In the wrong hands, this could so easily have become yet another dreary family drama in the TV Movie of the Week tradition, but first-time director Robert Redford skillfully avoids all the cliches. His restrained direction ensures that the movie never descends into melodrama, and the big moments are superbly realised without the use of soaring strings or other Hollywood devices. Consequently, there is not a single moment that does not entirely ring true, and the movie is all the more heartwrenching for Redford's honest approach.
He is helped by a uniformly excellent cast. From all accounts, Redford is (as you might expect) an actor's director, and here he draws superb performances from two actors in atypical roles. Donald Sutherland is deeply moving in the difficult role of the father unable to comprehend why his family is falling apart, and Mary Tyler Moore is equally good as his emotionally repressed wife.
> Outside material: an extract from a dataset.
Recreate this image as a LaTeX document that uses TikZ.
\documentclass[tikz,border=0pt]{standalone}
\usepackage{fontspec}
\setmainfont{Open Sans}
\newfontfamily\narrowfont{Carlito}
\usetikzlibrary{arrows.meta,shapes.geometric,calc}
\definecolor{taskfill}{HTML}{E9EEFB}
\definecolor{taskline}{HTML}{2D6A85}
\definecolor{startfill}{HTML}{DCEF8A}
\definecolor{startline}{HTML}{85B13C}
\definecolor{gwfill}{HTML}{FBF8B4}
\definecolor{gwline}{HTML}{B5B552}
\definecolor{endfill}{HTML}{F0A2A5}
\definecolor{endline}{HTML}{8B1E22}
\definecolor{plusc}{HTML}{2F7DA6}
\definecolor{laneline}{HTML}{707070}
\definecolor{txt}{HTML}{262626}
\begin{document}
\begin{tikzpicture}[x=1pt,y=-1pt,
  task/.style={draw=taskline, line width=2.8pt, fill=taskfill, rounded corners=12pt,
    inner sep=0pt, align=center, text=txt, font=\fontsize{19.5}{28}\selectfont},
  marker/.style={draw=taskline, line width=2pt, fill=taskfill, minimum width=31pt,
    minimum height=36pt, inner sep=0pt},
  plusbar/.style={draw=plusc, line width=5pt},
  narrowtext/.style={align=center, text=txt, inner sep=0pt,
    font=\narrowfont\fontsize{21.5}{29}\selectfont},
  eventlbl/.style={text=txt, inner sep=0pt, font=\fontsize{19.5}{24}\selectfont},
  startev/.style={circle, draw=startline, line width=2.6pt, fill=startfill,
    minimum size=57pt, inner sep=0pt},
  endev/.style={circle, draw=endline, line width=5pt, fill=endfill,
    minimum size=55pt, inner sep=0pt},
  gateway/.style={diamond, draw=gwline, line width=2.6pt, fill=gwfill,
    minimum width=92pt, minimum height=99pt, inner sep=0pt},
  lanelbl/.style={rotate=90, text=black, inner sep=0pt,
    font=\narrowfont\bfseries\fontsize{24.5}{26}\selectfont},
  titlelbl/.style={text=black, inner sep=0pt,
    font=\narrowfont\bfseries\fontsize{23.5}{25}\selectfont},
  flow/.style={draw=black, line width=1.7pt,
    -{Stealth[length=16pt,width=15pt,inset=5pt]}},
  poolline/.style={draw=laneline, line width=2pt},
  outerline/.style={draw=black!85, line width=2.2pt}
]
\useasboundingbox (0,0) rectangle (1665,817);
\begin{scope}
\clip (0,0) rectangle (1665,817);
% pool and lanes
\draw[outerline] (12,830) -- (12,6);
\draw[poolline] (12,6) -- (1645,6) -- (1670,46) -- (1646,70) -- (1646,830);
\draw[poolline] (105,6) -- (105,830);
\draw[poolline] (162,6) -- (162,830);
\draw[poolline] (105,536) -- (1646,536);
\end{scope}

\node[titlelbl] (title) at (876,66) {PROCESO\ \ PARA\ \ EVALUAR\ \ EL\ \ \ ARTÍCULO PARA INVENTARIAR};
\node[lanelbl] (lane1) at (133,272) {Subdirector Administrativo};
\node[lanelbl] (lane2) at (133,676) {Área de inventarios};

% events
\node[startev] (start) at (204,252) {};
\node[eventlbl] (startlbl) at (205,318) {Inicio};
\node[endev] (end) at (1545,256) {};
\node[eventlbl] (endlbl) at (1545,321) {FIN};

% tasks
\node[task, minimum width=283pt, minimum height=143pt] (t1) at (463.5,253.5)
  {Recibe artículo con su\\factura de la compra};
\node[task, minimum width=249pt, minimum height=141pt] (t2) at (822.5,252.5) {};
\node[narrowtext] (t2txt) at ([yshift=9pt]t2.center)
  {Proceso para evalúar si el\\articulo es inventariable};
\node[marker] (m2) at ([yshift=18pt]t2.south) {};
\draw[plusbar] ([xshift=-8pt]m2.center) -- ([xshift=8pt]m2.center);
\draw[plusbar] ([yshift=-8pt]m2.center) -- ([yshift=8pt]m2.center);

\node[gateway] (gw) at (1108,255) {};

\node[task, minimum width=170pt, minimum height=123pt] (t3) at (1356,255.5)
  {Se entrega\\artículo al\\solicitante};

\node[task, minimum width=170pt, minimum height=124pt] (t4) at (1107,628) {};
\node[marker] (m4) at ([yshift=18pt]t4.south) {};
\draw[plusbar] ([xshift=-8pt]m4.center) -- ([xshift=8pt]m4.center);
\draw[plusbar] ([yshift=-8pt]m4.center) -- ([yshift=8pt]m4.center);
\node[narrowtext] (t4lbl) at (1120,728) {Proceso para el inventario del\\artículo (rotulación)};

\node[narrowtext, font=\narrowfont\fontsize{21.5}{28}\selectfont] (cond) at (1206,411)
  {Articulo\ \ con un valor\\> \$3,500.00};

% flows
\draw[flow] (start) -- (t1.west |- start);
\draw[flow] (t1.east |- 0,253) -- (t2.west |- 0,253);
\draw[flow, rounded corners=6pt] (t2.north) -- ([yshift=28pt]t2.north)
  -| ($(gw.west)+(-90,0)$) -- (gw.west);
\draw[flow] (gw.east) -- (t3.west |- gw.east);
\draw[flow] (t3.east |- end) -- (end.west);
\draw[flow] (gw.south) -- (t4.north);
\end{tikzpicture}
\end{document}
The latter's performance is all the braver when one recalls that Tyler Moore's role mirrored her own off-screen turmoil at that time. For like the character of Beth in the movie, she too had recently lost a son, and was struggling to come to terms with her loss.
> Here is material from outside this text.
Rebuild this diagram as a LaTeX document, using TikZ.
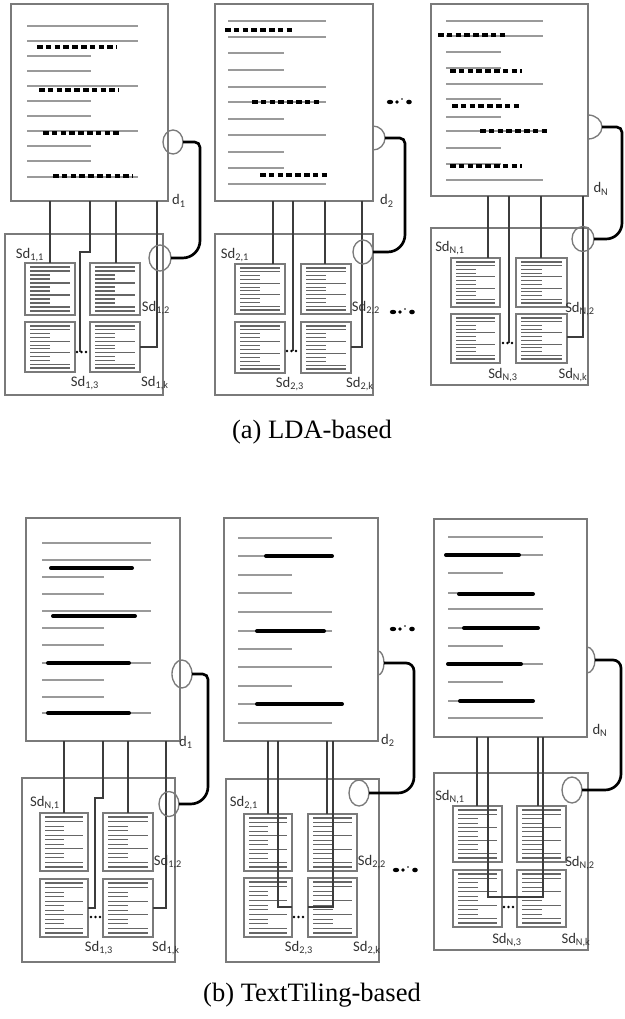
\documentclass[tikz,border=0pt]{standalone}
\usepackage{fontspec}
\setmainfont{Liberation Serif}
\newfontfamily\labfont{Carlito}
\definecolor{bord}{HTML}{7A7A7A}
\definecolor{txtl}{HTML}{9A9A9A}
\definecolor{connc}{HTML}{3C3C3C}
\definecolor{labc}{HTML}{333333}
\tikzset{
  docbox/.style={draw=bord, line width=1.1pt, fill=white},
  subbox/.style={draw=bord, line width=1.1pt},
  minibox/.style={draw=bord, line width=1.3pt},
  txt/.style={draw=txtl, line width=1.15pt},
  minil/.style={draw=gray!80!black, line width=0.85pt},
  dashrow/.style={draw=black, line width=2.4pt, dash pattern=on 4.2pt off 2.4pt},
  bar/.style={draw=black, line width=3pt, line cap=round},
  conn/.style={draw=connc, line width=0.8pt},
  link/.style={draw=black, line width=2pt},
  ring/.style={draw=bord, line width=1pt},
  lab/.style={text=labc, font=\labfont\fontsize{11}{13}\selectfont, inner sep=0pt},
  captext/.style={font=\fontsize{19.9}{24}\selectfont, inner sep=0pt}
}
\newcommand\minidoc[4]{%
  \draw[minibox] (#1,#2) rectangle (#3,#4);
  \foreach \k/\len in {0/1,1/1,2/0.5,3/0.5,4/1,5/0.5,6/0.5,7/1,8/0.5,9/0.5,10/1,11/1}{%
    \pgfmathsetmacro\yy{#2+4+\k*(#4-#2-8)/11}%
    \pgfmathsetmacro\xe{#1+5+\len*(#3-#1-10)}%
    \draw[minil] (#1+5,\yy) -- (\xe,\yy);
  }%
}
\newcommand\ellip[2]{%
  \fill (#1,#2) ellipse [x radius=3.2, y radius=2.2];
  \fill (#1+7,#2) circle [radius=1.9];
  \fill (#1+12,#2-3) circle [radius=0.8];
  \fill (#1+19,#2) ellipse [x radius=2.8, y radius=2.3];
}
\newcommand\tdots[2]{%
  \foreach \d in {0,4.5,9} \fill[black] (#1+\d,#2) circle [radius=1.3];
}
\newcommand\halfc[4]{\draw[ring] (#1,#2-#4) arc[start angle=-90,end angle=90,x radius=#3,y radius=#4];}
\begin{document}
\begin{tikzpicture}[x=0.75pt,y=-0.75pt]
\useasboundingbox[fill=white] (0,0) rectangle (624,1019);

%================ (a) column 1
\draw[docbox] (11,4) rectangle (168,201);
\foreach \y in {26,41,86,131,177} \draw[txt] (27,\y) -- (138,\y);
\foreach \y in {56,71,101,116,146,161} \draw[txt] (27,\y) -- (91,\y);
\draw[dashrow] (37,47) -- (117,47);
\draw[dashrow] (39,90) -- (119,90);
\draw[dashrow] (43,133) -- (122,133);
\draw[dashrow] (53,176) -- (133,176);
\node[lab] (da1) at (179,201) {d\textsubscript{1}};
\draw[subbox] (5,234) rectangle (163,395);
\minidoc{25}{263}{75}{315}
\minidoc{90}{263}{140}{315}
\minidoc{25}{322}{75}{372}
\minidoc{90}{322}{140}{372}
\draw[conn] (50,201) -- (50,263);
\draw[conn] (90,201) -- (90,252) -- (80,252) -- (80,352);
\draw[conn] (116,201) -- (116,263);
\draw[conn] (157,201) -- (157,347) -- (140,347);
\tdots{77}{352}
\draw[ring] (173,142) ellipse [x radius=10, y radius=12];
\draw[ring] (160,258) ellipse [x radius=11, y radius=13];
\draw[link] (183,142) [rounded corners=4pt] -- (200,142) [rounded corners=13pt] -- (200,258) -- (171,258);
\node[lab] at (30,255) {Sd\textsubscript{1,1}};
\node[lab] at (156,308) {Sd\textsubscript{1,2}};
\node[lab] at (85,383) {Sd\textsubscript{1,3}};
\node[lab] at (155,383) {Sd\textsubscript{1,k}};

%================ (a) column 2
\draw[docbox] (215,4) rectangle (373,201);
\foreach \y in {21,37,87,102,135,184} \draw[txt] (228,\y) -- (326,\y);
\foreach \y in {53,70,119,152,168} \draw[txt] (228,\y) -- (284,\y);
\draw[dashrow] (225,30) -- (295,30);
\draw[dashrow] (252,102) -- (320,102);
\draw[dashrow] (260,175) -- (330,175);
\node[lab] (da2) at (387,201) {d\textsubscript{2}};
\draw[subbox] (215,234) rectangle (373,395);
\minidoc{235}{264}{285}{314}
\minidoc{301}{264}{351}{314}
\minidoc{235}{322}{285}{373}
\minidoc{301}{322}{351}{373}
\draw[conn] (273,201) -- (273,264);
\draw[conn] (293,201) -- (293,351);
\draw[conn] (325,201) -- (325,264);
\draw[conn] (362,201) -- (362,347) -- (351,347);
\tdots{287}{351}
\halfc{373}{138}{12}{12}
\draw[ring] (363,252) ellipse [x radius=10, y radius=12];
\draw[link] (385,138) [rounded corners=4pt] -- (405,138) [rounded corners=13pt] -- (405,252) -- (373,252);
\node[lab] at (235,255) {Sd\textsubscript{2,1}};
\node[lab] at (366,308) {Sd\textsubscript{2,2}};
\node[lab] at (290,384) {Sd\textsubscript{2,3}};
\node[lab] at (360,384) {Sd\textsubscript{2,k}};
\ellip{390}{102}
\ellip{393}{312}

%================ (a) column N
\draw[docbox] (431,4) rectangle (588,196);
\foreach \y in {21,36,84,131,180} \draw[txt] (446,\y) -- (543,\y);
\foreach \y in {52,68,99,117,148,164} \draw[txt] (446,\y) -- (501,\y);
\draw[dashrow] (438,35) -- (508,35);
\draw[dashrow] (450,71) -- (522,71);
\draw[dashrow] (452,106) -- (522,106);
\draw[dashrow] (480,131) -- (548,131);
\draw[dashrow] (450,166) -- (522,166);
\node[lab] (daN) at (601,189) {d\textsubscript{N}};
\draw[subbox] (431,228) rectangle (588,385);
\minidoc{451}{258}{500}{307}
\minidoc{516}{258}{567}{307}
\minidoc{451}{314}{500}{363}
\minidoc{516}{314}{567}{363}
\draw[conn] (488,196) -- (488,258);
\draw[conn] (509,196) -- (509,343);
\draw[conn] (541,196) -- (541,258);
\draw[conn] (583,196) -- (583,337) -- (567,337);
\tdots{503}{343}
\halfc{588}{127}{14}{12}
\draw[ring] (583,239) ellipse [x radius=11, y radius=12.5];
\draw[link] (602,127) [rounded corners=4pt] -- (622,127) [rounded corners=12pt] -- (622,239) -- (594,239);
\node[lab] at (450,248) {Sd\textsubscript{N,1}};
\node[lab] at (580,309) {Sd\textsubscript{N,2}};
\node[lab] at (503,375) {Sd\textsubscript{N,3}};
\node[lab] at (573,375) {Sd\textsubscript{N,k}};

\node[captext] (capa) at (312,432) {(a) LDA-based};

%================ (b) column 1
\draw[docbox] (26,518) rectangle (180,741);
\foreach \y in {543,560,611,663,713} \draw[txt] (42,\y) -- (151,\y);
\foreach \y in {577,594,628,645,680,697} \draw[txt] (42,\y) -- (104,\y);
\draw[bar] (51,568) -- (132,568);
\draw[bar] (53,616) -- (135,616);
\draw[bar] (48,663) -- (129,663);
\draw[bar] (48,713) -- (129,713);
\node[lab] (db1) at (186,742) {d\textsubscript{1}};
\draw[subbox] (22,778) rectangle (175,962);
\minidoc{40}{813}{88}{871}
\minidoc{103}{813}{153}{871}
\minidoc{40}{879}{88}{937}
\minidoc{103}{879}{153}{937}
\draw[conn] (64,741) -- (64,813);
\draw[conn] (103,741) -- (103,798) -- (95,798) -- (95,908) -- (88,908);
\draw[conn] (128,741) -- (128,813);
\draw[conn] (166,741) -- (166,908) -- (153,908);
\tdots{91}{917}
\draw[ring] (182,674) ellipse [x radius=10, y radius=14];
\draw[ring] (169,804) ellipse [x radius=10, y radius=12.5];
\draw[link] (192,674) [rounded corners=4pt] -- (208,674) [rounded corners=13pt] -- (208,804) -- (179,804);
\node[lab] at (45,803) {Sd\textsubscript{N,1}};
\node[lab] at (168,862) {Sd\textsubscript{1,2}};
\node[lab] at (99,948) {Sd\textsubscript{1,3}};
\node[lab] at (166,948) {Sd\textsubscript{1,k}};

%================ (b) column 2
\draw[docbox] (224,518) rectangle (378,741);
\foreach \y in {538,556,612,631,667,704,723} \draw[txt] (238,\y) -- (332,\y);
\foreach \y in {575,593,649,686} \draw[txt] (238,\y) -- (292,\y);
\draw[bar] (266,556) -- (332,556);
\draw[bar] (257,631) -- (324,631);
\draw[bar] (257,704) -- (342,704);
\node[lab] (db2) at (388,740) {d\textsubscript{2}};
\draw[subbox] (226,779) rectangle (379,962);
\minidoc{244}{814}{292}{871}
\minidoc{308}{814}{357}{871}
\minidoc{244}{878}{292}{937}
\minidoc{308}{878}{357}{937}
\draw[conn] (268,741) -- (268,814);
\draw[conn] (278,741) -- (278,907) -- (292,907);
\draw[conn] (327,741) -- (327,814);
\draw[conn] (333,741) -- (333,907) -- (308,907);
\tdots{294}{917}
\halfc{378}{663}{6}{12}
\draw[ring] (359,793) ellipse [x radius=10, y radius=13];
\draw[link] (384,663) [rounded corners=6pt] -- (414,663) [rounded corners=12pt] -- (414,793) -- (369,793);
\node[lab] at (244,803) {Sd\textsubscript{2,1}};
\node[lab] at (372,862) {Sd\textsubscript{2,2}};
\node[lab] at (299,948) {Sd\textsubscript{2,3}};
\node[lab] at (367,948) {Sd\textsubscript{2,k}};
\ellip{393}{629}
\ellip{396}{870}

%================ (b) column N
\draw[docbox] (434,519) rectangle (587,737);
\foreach \y in {537,555,609,664,718} \draw[txt] (448,\y) -- (543,\y);
\foreach \y in {573,593,628,646,682,701} \draw[txt] (448,\y) -- (503,\y);
\draw[bar] (446,555) -- (519,555);
\draw[bar] (459,594) -- (533,594);
\draw[bar] (464,628) -- (538,628);
\draw[bar] (448,664) -- (521,664);
\draw[bar] (460,701) -- (533,701);
\node[lab] (dbN) at (600,730) {d\textsubscript{N}};
\draw[subbox] (434,773) rectangle (588,950);
\minidoc{453}{806}{502}{862}
\minidoc{517}{806}{566}{862}
\minidoc{453}{870}{502}{927}
\minidoc{517}{870}{566}{927}
\draw[conn] (477,737) -- (477,806);
\draw[conn] (488,737) -- (488,897) -- (543,897) -- (543,737);
\draw[conn] (538,737) -- (538,806);
\tdots{504}{907}
\halfc{587}{660}{8}{13}
\draw[ring] (572,790) ellipse [x radius=10, y radius=13];
\draw[link] (595,660) [rounded corners=6pt] -- (621,660) [rounded corners=12pt] -- (621,790) -- (582,790);
\node[lab] at (450,797) {Sd\textsubscript{N,1}};
\node[lab] at (580,863) {Sd\textsubscript{N,2}};
\node[lab] at (507,940) {Sd\textsubscript{N,3}};
\node[lab] at (576,940) {Sd\textsubscript{N,k}};

\node[captext] (capb) at (312,995) {(b) TextTiling-based};
\end{tikzpicture}
\end{document}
Judd Hirsch and Elizabeth McGovern are also impressive as, respectively, the psychiatrist and choirfriend who try to help Conrad, the troubled younger son of Tyler Moore and Sutherland. Conrad is played by 20-year-old Timothy Hutton in a mesmerising performance that will leave few viewers unaffected. Perfectly capturing the suicidal anguish of his character, Hutton rightly won an Oscar for Best Supporting Actor in this pivotal role. (Though why he was not nominated for Best Actor is beyond me; his is, after all, the central performance in the movie). Given the degree of Hutton's talent, one can only look in dismay at the downward spiral of his career in recent years.
Ordinary People was one of the finest American movies of the 1980s, and its themes are as relevant today as they were two decades ago. I highly recommend this genuine classic.